## The task:
Quote the data exactly, first line to the line containing "PT = 0.00001", with no pictures.

[BEGIN Data block]

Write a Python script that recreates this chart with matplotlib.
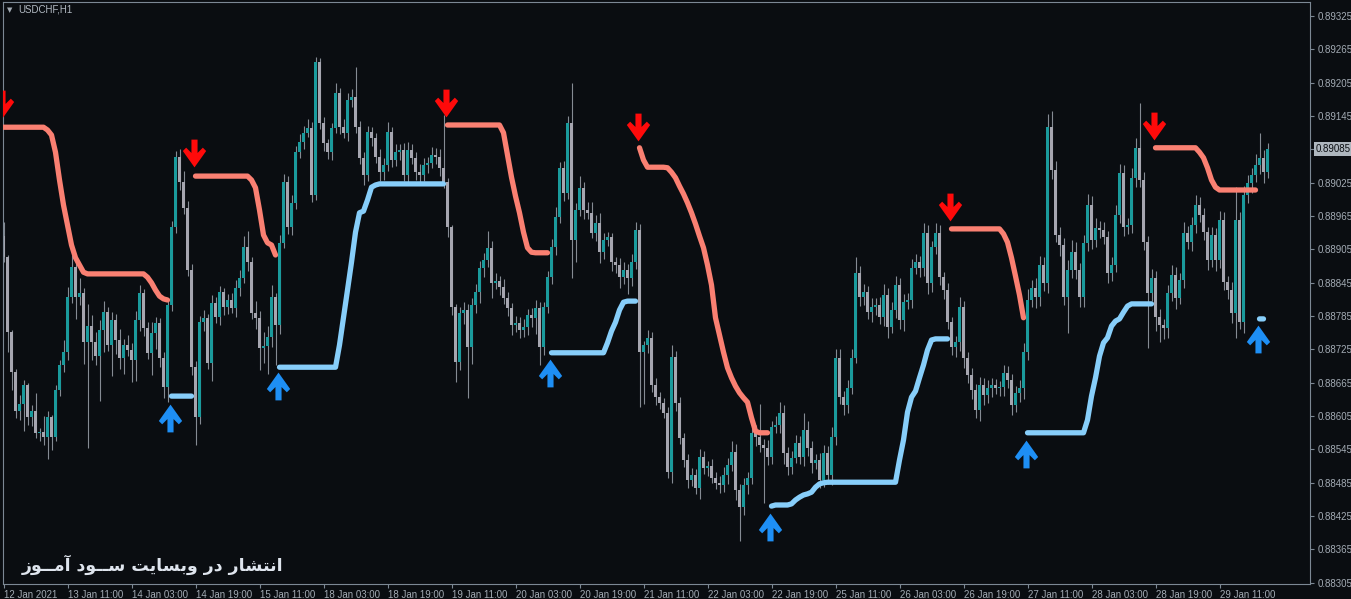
import numpy as np
import matplotlib
matplotlib.use("Agg")
import matplotlib.pyplot as plt
from matplotlib.path import Path
from matplotlib.transforms import blended_transform_factory

# prices are stored in points above 0.88000 (1 point = 0.00001)
BASE = 0.88
PT = 0.00001

open_first = 929
closes = [
    891, 756, 684, 614, 627, 661, 603, 614, 575, 576,
    567, 603, 567, 652, 697, 720, 819, 873, 819, 827,
    738, 767, 738, 713, 760, 792, 733, 778, 742, 710,
    733, 724, 706, 778, 827, 764, 719, 755, 773, 710,
    657, 805, 945, 1071, 1026, 980, 868, 693, 603, 774,
    782, 701, 809, 783, 828, 801, 814, 800, 836, 854,
    909, 882, 791, 782, 728, 731, 747, 819, 769, 917,
    1026, 945, 989, 1080, 1098, 1115, 1124, 1003, 1242, 1133,
    1097, 1080, 1124, 1187, 1125, 1115, 1174, 1179, 1125, 1070,
    1039, 1116, 1106, 1071, 1044, 1057, 1116, 1066, 1080, 1084,
    1039, 1084, 1070, 1044, 1039, 1057, 1061, 1075, 1071, 1052,
    1026, 945, 801, 702, 791, 796, 729, 805, 828, 872,
    886, 908, 845, 848, 837, 818, 800, 769, 773, 760,
    765, 787, 782, 800, 729, 801, 855, 909, 963, 1052,
    1007, 1133, 922, 976, 1016, 976, 971, 935, 953, 900,
    922, 927, 882, 877, 855, 868, 854, 882, 940, 720,
    733, 746, 661, 639, 629, 611, 504, 711, 629, 566,
    526, 490, 499, 476, 531, 512, 515, 494, 485, 481,
    499, 517, 540, 472, 441, 481, 494, 575, 567, 553,
    548, 531, 585, 589, 611, 539, 513, 530, 557, 531,
    580, 548, 521, 526, 490, 539, 499, 567, 710, 639,
    625, 656, 710, 863, 819, 828, 792, 801, 805, 783,
    823, 765, 796, 841, 778, 810, 814, 872, 882, 872,
    935, 845, 909, 935, 855, 832, 774, 729, 738, 801,
    710, 679, 652, 616, 661, 643, 656, 661, 656, 657,
    683, 670, 625, 647, 656, 720, 814, 836, 819, 877,
    845, 1125, 1048, 931, 913, 819, 868, 900, 868, 819,
    917, 985, 922, 944, 940, 927, 863, 877, 967, 1043,
    945, 949, 1034, 1088, 1030, 918, 827, 854, 783, 769,
    764, 827, 859, 818, 850, 935, 918, 949, 985, 967,
    936, 886, 931, 886, 958, 846, 832, 791, 958, 774,
    1003, 1025, 1039, 1057, 1070, 1044, 1085,
]
wick_up = [
    25, 4, 4, 6, 16, 9, 4, 11, 32, 7,
    30, 12, 4, 9, 9, 22, 18, 22, 14, 27,
    8, 40, 20, 18, 18, 20, 10, 14, 10, 20,
    10, 18, 12, 16, 14, 6, 10, 20, 10, 8,
    10, 10, 12, 12, 14, 20, 12, 10, 12, 12,
    14, 6, 14, 10, 12, 8, 10, 12, 14, 14,
    20, 30, 10, 22, 12, 26, 20, 22, 8, 14,
    14, 12, 14, 12, 14, 12, 16, 10, 9, 8,
    10, 6, 8, 18, 8, 14, 12, 14, 54, 12,
    10, 12, 10, 8, 14, 12, 18, 10, 14, 10,
    12, 14, 10, 10, 14, 12, 10, 14, 12, 14,
    95, 8, 4, 6, 10, 14, 10, 12, 14, 12,
    12, 30, 12, 14, 10, 14, 10, 8, 12, 10,
    14, 10, 12, 14, 10, 10, 12, 14, 18, 10,
    12, 12, 72, 12, 22, 10, 14, 20, 14, 18,
    12, 10, 8, 10, 12, 14, 10, 14, 15, 10,
    8, 14, 10, 12, 10, 8, 10, 22, 12, 10,
    8, 10, 12, 10, 14, 12, 10, 12, 10, 12,
    14, 12, 20, 14, 10, 12, 10, 18, 14, 60,
    10, 14, 12, 16, 20, 14, 10, 12, 14, 12,
    30, 16, 12, 10, 12, 14, 12, 18, 15, 16,
    12, 14, 16, 29, 12, 14, 12, 16, 12, 14,
    20, 12, 14, 16, 12, 14, 12, 16, 14, 12,
    18, 14, 12, 18, 14, 10, 12, 10, 12, 18,
    12, 10, 12, 10, 14, 12, 14, 12, 10, 12,
    14, 12, 10, 12, 14, 16, 20, 14, 18, 16,
    14, 23, 30, 16, 14, 12, 18, 22, 18, 12,
    14, 20, 16, 18, 12, 14, 12, 14, 18, 16,
    14, 12, 18, 18, 80, 14, 12, 16, 12, 14,
    10, 14, 18, 14, 12, 20, 12, 14, 18, 14,
    12, 10, 14, 12, 16, 14, 12, 14, 60, 14,
    16, 14, 12, 20, 45, 14, 12,
]
wick_dn = [
    9, 36, 32, 12, 16, 48, 14, 16, 10, 14,
    14, 40, 23, 6, 10, 12, 14, 10, 40, 14,
    40, 190, 32, 16, 80, 40, 10, 56, 26, 20,
    30, 10, 40, 38, 20, 14, 12, 40, 30, 16,
    20, 26, 10, 10, 14, 12, 10, 14, 50, 12,
    16, 12, 32, 10, 14, 14, 12, 10, 16, 14,
    10, 16, 12, 20, 40, 28, 50, 18, 72, 16,
    10, 12, 14, 12, 10, 12, 8, 12, 9, 12,
    14, 12, 14, 10, 12, 10, 14, 12, 10, 12,
    18, 10, 14, 10, 16, 14, 10, 12, 10, 14,
    10, 14, 12, 14, 12, 10, 14, 10, 12, 14,
    10, 18, 14, 36, 14, 20, 92, 30, 14, 20,
    16, 12, 28, 12, 14, 12, 14, 18, 12, 14,
    12, 14, 16, 30, 32, 14, 10, 12, 14, 10,
    14, 12, 68, 40, 10, 16, 12, 10, 14, 20,
    12, 10, 16, 14, 20, 12, 30, 14, 12, 99,
    94, 14, 12, 14, 12, 10, 10, 20, 14, 12,
    12, 14, 10, 12, 20, 12, 14, 10, 12, 14,
    12, 16, 10, 18, 60, 14, 16, 12, 16, 12,
    100, 14, 12, 10, 14, 20, 14, 12, 10, 12,
    16, 14, 18, 12, 14, 12, 16, 18, 14, 12,
    18, 14, 12, 10, 16, 14, 12, 18, 14, 12,
    16, 20, 10, 14, 16, 20, 12, 14, 12, 16,
    14, 20, 16, 12, 14, 16, 12, 14, 18, 16,
    18, 14, 16, 15, 20, 18, 14, 16, 12, 14,
    16, 14, 18, 12, 16, 20, 14, 12, 20, 16,
    14, 18, 16, 12, 20, 14, 65, 14, 16, 18,
    18, 14, 16, 12, 14, 12, 18, 14, 12, 14,
    16, 12, 14, 16, 12, 14, 100, 14, 24, 30,
    20, 18, 14, 20, 12, 14, 12, 16, 14, 12,
    14, 18, 12, 20, 14, 14, 16, 18, 45, 12,
    20, 14, 18, 12, 16, 20, 10,
]

# trailing stop lines: (first bar, values)
red_segments = [
    (0, [1125, 1125, 1125, 1125, 1125, 1125, 1125, 1125, 1125, 1125, 1125,
         1120, 1111, 1080, 1030, 985, 949, 913, 890, 877, 864, 861,
         861, 861, 861, 861, 861, 861, 861, 861, 861, 861, 861, 861, 861, 861,
         855, 845, 832, 821, 816, 814]),
    (48, [1037, 1037, 1037, 1037, 1037, 1037, 1037, 1037, 1037, 1037, 1037, 1037, 1037, 1037,
          1030, 1016, 976, 931, 917, 913, 895]),
    (111, [1129, 1129, 1129, 1129, 1129, 1129, 1129, 1129, 1129, 1129, 1129, 1129, 1129, 1129,
           1115, 1075, 1035, 1001, 971, 936, 908, 900, 899, 899, 899, 899]),
    (159, [1088, 1066, 1053, 1053, 1053, 1053, 1053, 1052, 1044, 1034, 1019, 1005, 989, 971,
           951, 929, 908, 877, 841, 782, 751, 720, 692, 674, 659, 647, 638, 630, 602, 578,
           575, 575, 575]),
    (237, [942, 942, 942, 942, 942, 942, 942, 942, 942, 942, 942, 942, 942,
           933, 918, 890, 857, 823, 782]),
    (288, [1088, 1088, 1088, 1088, 1088, 1088, 1088, 1088, 1088, 1088, 1088,
           1080, 1070, 1052, 1030, 1017,
           1012, 1012, 1012, 1012, 1012, 1012, 1012, 1012, 1012, 1012]),
]
blue_segments = [
    (42, [641, 641, 641, 641, 641, 641]),
    (69, [693, 693, 693, 693, 693, 693, 693, 693, 693, 693, 693, 693, 693, 693, 693,
          733, 782, 832, 882, 936, 971, 974, 994, 1017, 1021,
          1023, 1023, 1023, 1023, 1023, 1023, 1023, 1023, 1023, 1023, 1023, 1023, 1023,
          1023, 1023, 1023, 1023]),
    (137, [719, 719, 719, 719, 719, 719, 719, 719, 719, 719, 719, 719, 719, 719,
           737, 758, 774, 796, 810, 812, 812, 812]),
    (192, [443, 445, 445, 445, 445, 447, 454, 459, 463, 465, 468, 477, 483, 485,
           486, 486, 486, 486, 486, 486, 486, 486, 486, 486, 486, 486, 486, 486, 486,
           486, 486, 486,
           526, 562, 612, 639, 650, 674, 697, 724, 742, 744, 744, 744, 744]),
    (256, [575, 575, 575, 575, 575, 575, 575, 575, 575, 575, 575, 575, 575, 575, 575,
           598, 641, 674, 713, 737, 746, 767, 776, 780, 792, 803, 807,
           807, 807, 807, 807, 807]),
    (314, [780, 780]),
]

sell_bars = [0, 48, 111, 159, 237, 288]
sell_levels = [1167, 1079, 1169, 1125, 981, 1127]
buy_bars = [42, 69, 137, 192, 256, 314]
buy_levels = [602, 659, 683, 405, 537, 744]

tick_bars = list(range(0, 305, 16))
tick_labels = ["12 Jan 2021", "13 Jan 11:00", "14 Jan 03:00", "14 Jan 19:00", "15 Jan 11:00",
               "18 Jan 03:00", "18 Jan 19:00", "19 Jan 11:00", "20 Jan 03:00", "20 Jan 19:00",
               "21 Jan 11:00", "22 Jan 03:00", "22 Jan 19:00", "25 Jan 11:00", "26 Jan 03:00",
               "26 Jan 19:00", "27 Jan 11:00", "28 Jan 03:00", "28 Jan 19:00", "29 Jan 11:00"]
price_ticks = [0.88305 + 0.0006 * k for k in range(18)]

# Persian watermark, glyphs already joined and ordered for left-to-right drawing
watermark = ("\ufeaf\ufeee\u0640\u0640\ufee3\ufe81 \ufea9\ufeee\u0640\u0640\ufeb3 "
             "\ufe96\ufef3\ufe8e\ufeb4\ufe91\ufeed \ufead\ufea9 \ufead\ufe8e\ufeb8\ufe98\ufee7\ufe8d")

BG = "#0a0d11"
FRAME = "#7c8894"
TXT = "#a3abb4"
UPC = "#1a9a9c"
DNC = "#a6a6b0"

n = len(closes)
x = np.arange(n)
c = BASE + np.array(closes) * PT
o = BASE + np.array([open_first] + closes[:-1]) * PT
top = np.maximum(o, c)
bot = np.minimum(o, c)
hi = top + np.array(wick_up) * PT
lo = bot - np.array(wick_dn) * PT

red = np.full(n, np.nan)
for s, vals in red_segments:
    red[s:s + len(vals)] = BASE + np.array(vals) * PT
blue = np.full(n, np.nan)
for s, vals in blue_segments:
    blue[s:s + len(vals)] = BASE + np.array(vals) * PT

fig = plt.figure(figsize=(13.51, 5.99), dpi=100, facecolor=BG)
ax = fig.add_axes([3 / 1351, 15 / 599, 1307 / 1351, 582 / 599], facecolor=BG)

ax.vlines(x, lo, hi, colors="#858b93", linewidth=0.8, zorder=1)
body = np.maximum(top - bot, 1.5 * PT)
cols = [UPC if cc >= oo else DNC for oo, cc in zip(o, c)]
ax.bar(x, body, bottom=bot, width=0.72, color=cols, linewidth=0, zorder=2)

ax.plot(x, red, color="#fa8072", lw=3.8, solid_capstyle="round", solid_joinstyle="round", zorder=3)
ax.plot(x, blue, color="#87cefa", lw=3.8, solid_capstyle="round", solid_joinstyle="round", zorder=3)

down = Path([(-0.11, 0.5), (0.11, 0.5), (0.11, 0.02), (0.3, 0.21), (0.42, 0.09), (0, -0.5),
             (-0.42, 0.09), (-0.3, 0.21), (-0.11, 0.02), (-0.11, 0.5)], closed=True)
up = Path([(px, -py) for px, py in down.vertices], closed=True)
ax.plot(np.array(sell_bars) - 0.4, BASE + np.array(sell_levels) * PT, ls="none",
        marker=down, ms=20, color="#ff0a0a", mew=0, zorder=4)
ax.plot(np.array(buy_bars) - 0.4, BASE + np.array(buy_levels) * PT, ls="none",
        marker=up, ms=20, color="#1e8ff5", mew=0, zorder=4)

ax.set_xlim(-0.125, 326.625)
ax.set_ylim(BASE + 302.8 * PT, BASE + 1350.4 * PT)

for sp in ax.spines.values():
    sp.set_color(FRAME)
    sp.set_linewidth(0.8)

ax.yaxis.tick_right()
ax.set_yticks(price_ticks)
ax.set_yticklabels(["%.5f" % p for p in price_ticks])
ax.set_xticks(tick_bars)
ax.set_xticklabels(tick_labels, ha="left")
ax.tick_params(axis="both", colors=FRAME, length=3, width=0.8, labelsize=7, labelcolor=TXT)
ax.tick_params(axis="y", pad=2.5)
ax.tick_params(axis="x", pad=1.2)
for lab in ax.get_xticklabels() + ax.get_yticklabels():
    lab.set_family("Liberation Sans")

# current price box
tr = blended_transform_factory(ax.transAxes, ax.transData)
ax.text(1.0 + 6 / 1307, c[-1], "%.5f" % c[-1], transform=tr, ha="left", va="center",
        fontsize=7, family="Liberation Sans", color="#0a0d11", clip_on=False, zorder=6,
        bbox=dict(boxstyle="square,pad=0.2", fc="#aeb6be", ec="none"))

fig.text(7 / 1351, 1 - 10 / 599, "\u25bc", fontsize=5, color=TXT, va="center", ha="left")
fig.text(18 / 1351, 1 - 10 / 599, "USDCHF,H1", fontsize=7, color="#b2bac3", va="center",
         ha="left", family="Liberation Sans")
fig.text(22 / 1351, 1 - 571 / 599, watermark, fontsize=12.5, weight="bold", color="#dfe5ee",
         family="DejaVu Sans", ha="left", va="baseline")

fig.savefig("out.png", dpi=100, facecolor=BG)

[END Data block]

## Exercise answer:
Write a Python script that recreates this chart with matplotlib.
import numpy as np
import matplotlib
matplotlib.use("Agg")
import matplotlib.pyplot as plt
from matplotlib.path import Path
from matplotlib.transforms import blended_transform_factory

# prices are stored in points above 0.88000 (1 point = 0.00001)
BASE = 0.88
PT = 0.00001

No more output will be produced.